Tomei uma decisão: A partir de agora a porta da minha estalagem estará sempre aberta a quem tiver necessidade de entrar, não a fecharei a ninguém por motivos de raça, cor da pele ou religião e independentemente de possuírem meios ou recursos para cobrir as despesas que porventura façam.  Esta decisão consola-me muito porque penso que, um dia, pode acontecer-me o mesmo que ao pobre homem assaltado e espancado pelos salteadores e, então precisarei de alguém – um Samaritano… talvez… – que se condoa de mim e me preste assistência.

 

Reflexão

É correcto desejar ter meios de fortuna?

 

*Pode-se, por exemplo, jogar no Euro-milhões?

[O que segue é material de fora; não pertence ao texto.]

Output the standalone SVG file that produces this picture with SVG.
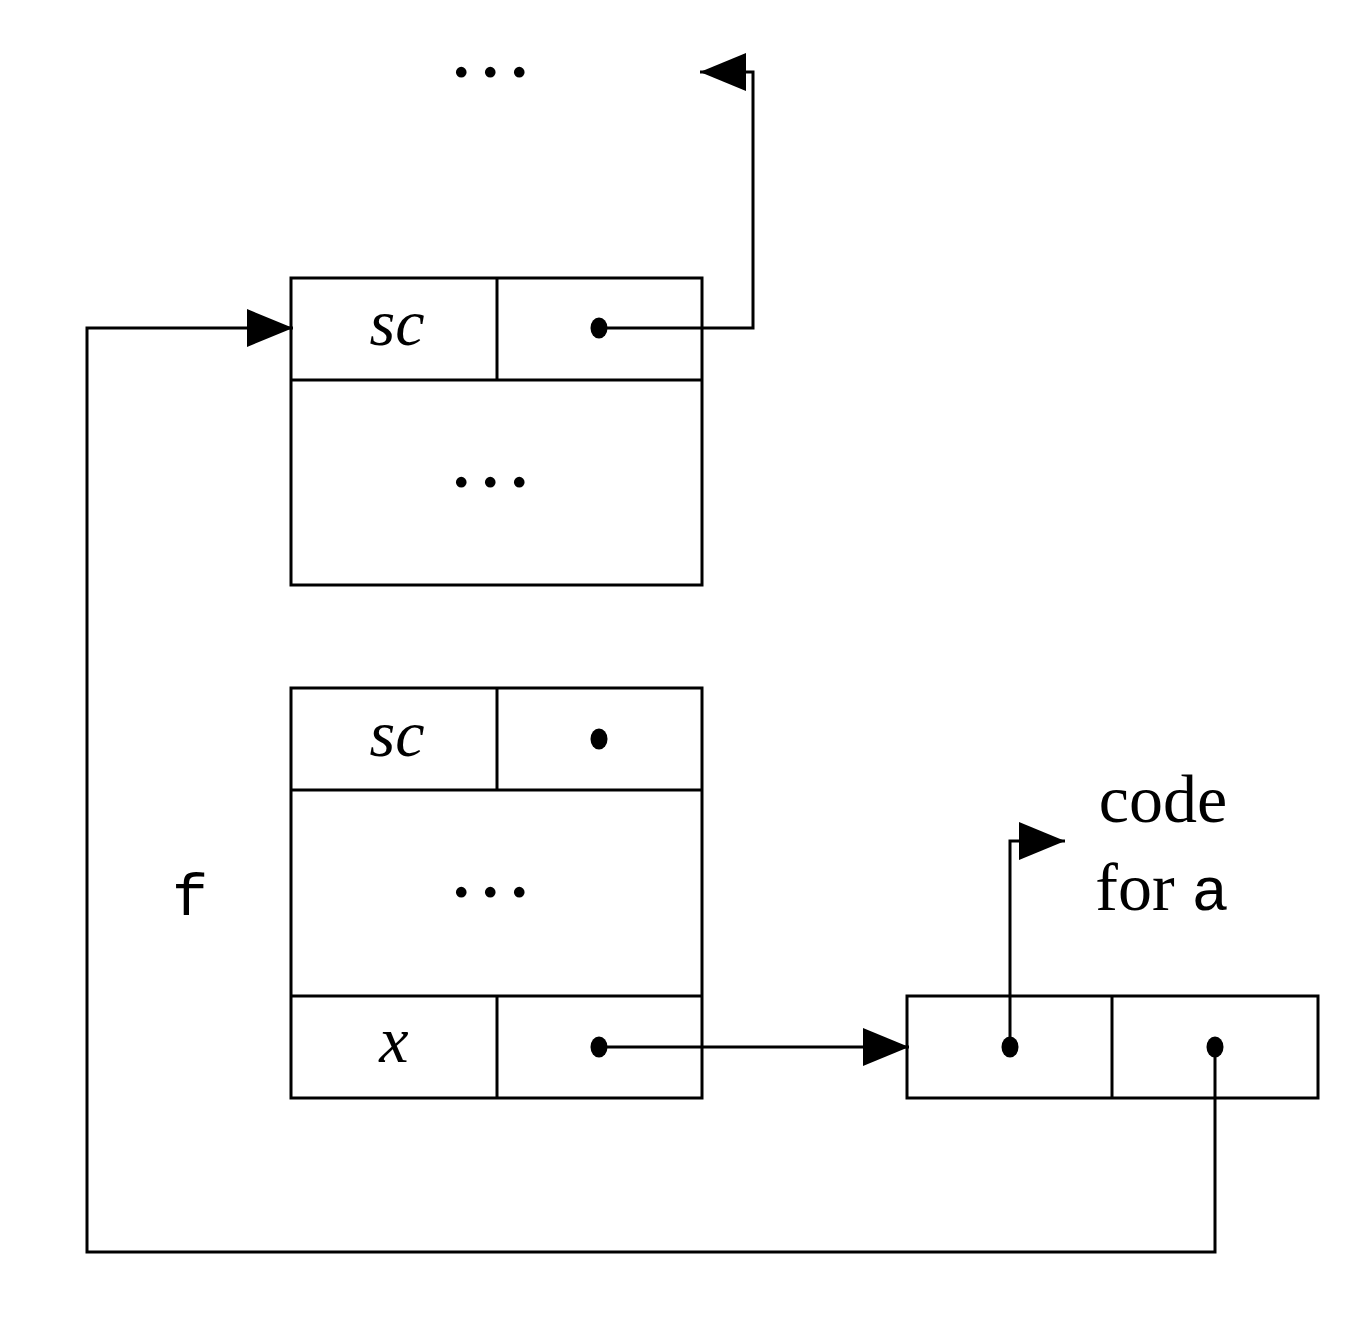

Quanto à primeira questão julgo que não é incorrecto em princípio dependendo, naturalmente da finalidade desses meios.

Se, por exemplo, o objectivo se concentra em adquirir bens supérfluos, então diria que está errado.

Se, por outro lado, se deseja distribuir, repartir ou de qualquer modo ajudar alguém ou uma iniciativa de solidariedade então penso que não é incorrecto.

Há, contudo, uma condição importante: que o dinheiro gasto não faça falta para algo importante como, por exemplo, o sustento familiar.

Por isso mesmo, é fundamental a contenção e moderação independentemente do que se possui, tendo sempre presente que os bens são meios e não um fim em si mesmos e que devemos dar estritas contas de como os administrámos.

A riqueza não é, pois, uma coisa má em si mesma, mas o que pode ser mau ou bom será o uso que dela se fizer.